The Charles Rees Award rewards excellence in the field of heterocyclic chemistry, covering the synthesis, properties and applications of all types of heterocyclic compounds.
The award is named after Charles Wayne Rees (1927-2006), a renowned synthetic chemist who devoted his career to heterocyclic chemistry. From 1992-94 he was President of the Royal Society of Chemistry.
Born in Cairo, Rees was educated in at Farnham Grammar School in Aldershot, and then worked as a laboratory technician at RAE Farnborough, studying for his higher school certificate at night school. He gained entrance to University College Southampton, and there he succeeded in obtaining a first class degree in chemistry.
His work included research into reactive intermediates, extended aromatic systems and sulfur-nitrogen heterocycles. Having first worked at Birkbeck University, Rees moved to King's College London in 1957, where he published a classic paper detailing a brilliantly conceived oxidation of a heterocyclic amine to generate a highly reactive species in 1965. Around this time he also produced a seminal paper describing novel method to produce benzyne, in collaboration with C. D. Campbell.
From King's College London, Rees then took his first professorship at Leicester in 1965, before moving to Liverpool and finally to Imperial College London, where he remained from 1978 until his retirement.
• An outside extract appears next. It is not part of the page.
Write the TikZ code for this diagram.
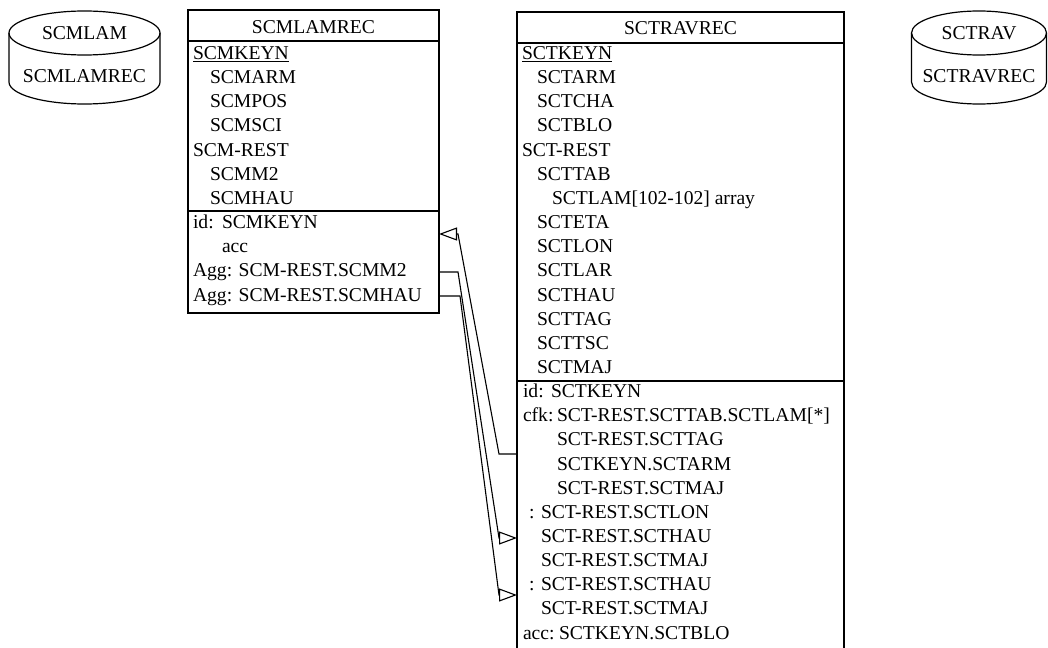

In his later career, Rees focused on aromatic ring systems, discovering tricylic-[10]-annulenes and undertaking ground-breaking work on nitrogen- and sulfur-rich heterocycles.
Thoughout his career Rees published over 500 papers, and won several awards, receiving a CBE in 1995. He was heavily involved with the Royal Society of Chemistry, both as President of the Perkin Division and Chair of the Publication and Information Board, before becoming President in 1992.
The prize was established in 2008 through a generous bequest from the Rees family. Between 2010 and 2020, this prize was overseen by the RSC's Organic Division. The winner received a medal and certificate, and was invited to give a lecture at the RSC's Heterocyclic and Synthesis Group biennial meeting, held in Grasmere.
Going forwards, the prize will be administered by the RSC's Heterocyclic and Synthesis Group. More details will be available soon on the Heterocyclic and Synthesis Group's webpage.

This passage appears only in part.